**Information shown:**
-.-.-
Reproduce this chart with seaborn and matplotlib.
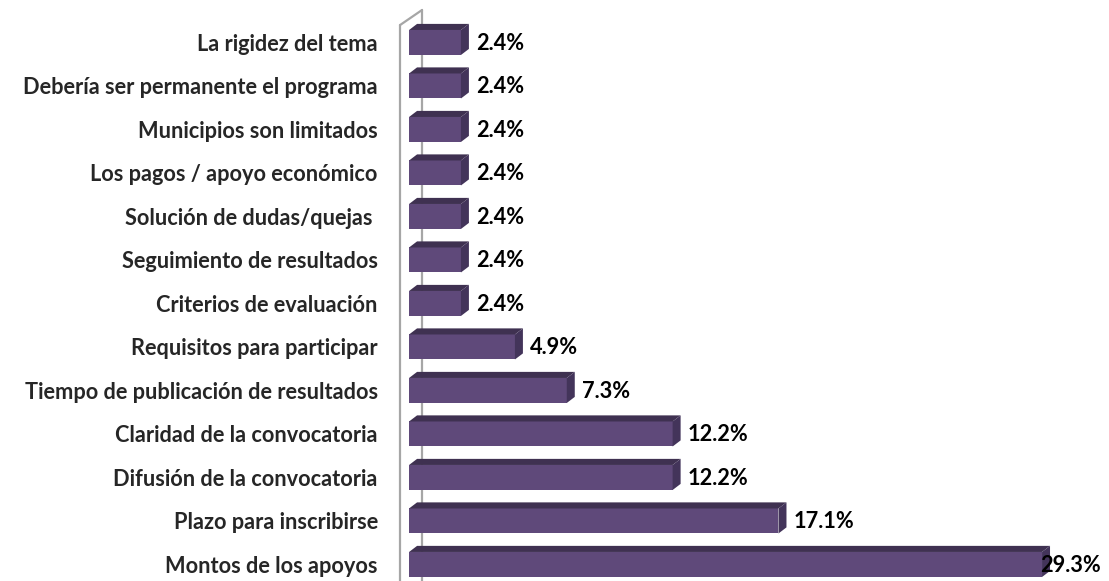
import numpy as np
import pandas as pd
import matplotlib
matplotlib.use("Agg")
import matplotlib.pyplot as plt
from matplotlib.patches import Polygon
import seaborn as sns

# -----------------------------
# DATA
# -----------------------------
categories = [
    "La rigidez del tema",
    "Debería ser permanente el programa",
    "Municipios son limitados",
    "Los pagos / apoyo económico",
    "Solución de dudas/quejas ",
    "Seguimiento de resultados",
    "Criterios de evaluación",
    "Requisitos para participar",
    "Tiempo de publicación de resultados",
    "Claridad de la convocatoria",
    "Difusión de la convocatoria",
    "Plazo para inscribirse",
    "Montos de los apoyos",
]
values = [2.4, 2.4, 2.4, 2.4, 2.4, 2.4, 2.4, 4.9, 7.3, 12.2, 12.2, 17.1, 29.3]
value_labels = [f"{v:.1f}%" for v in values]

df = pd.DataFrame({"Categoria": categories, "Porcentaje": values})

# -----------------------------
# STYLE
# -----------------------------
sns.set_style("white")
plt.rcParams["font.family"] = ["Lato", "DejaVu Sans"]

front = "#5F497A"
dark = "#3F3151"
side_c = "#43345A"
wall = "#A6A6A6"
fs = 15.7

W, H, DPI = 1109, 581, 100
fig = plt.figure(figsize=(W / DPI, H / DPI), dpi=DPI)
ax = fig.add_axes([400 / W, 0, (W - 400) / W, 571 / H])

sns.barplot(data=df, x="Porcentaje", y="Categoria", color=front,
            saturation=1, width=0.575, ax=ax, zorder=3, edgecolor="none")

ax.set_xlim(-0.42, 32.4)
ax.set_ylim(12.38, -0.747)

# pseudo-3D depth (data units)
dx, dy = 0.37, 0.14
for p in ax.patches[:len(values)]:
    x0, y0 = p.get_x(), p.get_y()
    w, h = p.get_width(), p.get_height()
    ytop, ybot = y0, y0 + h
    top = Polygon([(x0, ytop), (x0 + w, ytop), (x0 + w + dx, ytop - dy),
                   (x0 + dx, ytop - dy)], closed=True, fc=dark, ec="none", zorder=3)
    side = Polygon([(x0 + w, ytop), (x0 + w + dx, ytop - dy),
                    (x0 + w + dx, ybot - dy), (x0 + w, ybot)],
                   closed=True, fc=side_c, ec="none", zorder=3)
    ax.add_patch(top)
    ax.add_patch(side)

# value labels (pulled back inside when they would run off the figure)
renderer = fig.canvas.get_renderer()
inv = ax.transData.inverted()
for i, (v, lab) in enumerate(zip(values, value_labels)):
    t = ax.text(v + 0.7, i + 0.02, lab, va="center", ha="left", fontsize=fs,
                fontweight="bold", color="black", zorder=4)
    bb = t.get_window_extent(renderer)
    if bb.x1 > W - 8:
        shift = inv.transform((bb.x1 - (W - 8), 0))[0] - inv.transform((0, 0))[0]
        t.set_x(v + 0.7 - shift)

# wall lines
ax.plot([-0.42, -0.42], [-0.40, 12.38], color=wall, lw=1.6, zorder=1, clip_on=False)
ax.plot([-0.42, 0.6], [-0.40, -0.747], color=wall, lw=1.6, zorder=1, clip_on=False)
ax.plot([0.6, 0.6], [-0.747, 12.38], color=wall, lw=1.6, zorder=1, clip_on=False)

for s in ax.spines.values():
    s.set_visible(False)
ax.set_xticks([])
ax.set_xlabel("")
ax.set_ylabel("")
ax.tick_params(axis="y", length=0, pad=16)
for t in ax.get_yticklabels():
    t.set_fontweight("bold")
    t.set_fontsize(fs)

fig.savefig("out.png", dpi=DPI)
-.-.-
**Instruction:** Pictures stay out. Repeat only the lines from the beginning of the data through the line that has "import seaborn as sns".

**Full output:**
Reproduce this chart with seaborn and matplotlib.
import numpy as np
import pandas as pd
import matplotlib
matplotlib.use("Agg")
import matplotlib.pyplot as plt
from matplotlib.patches import Polygon
import seaborn as sns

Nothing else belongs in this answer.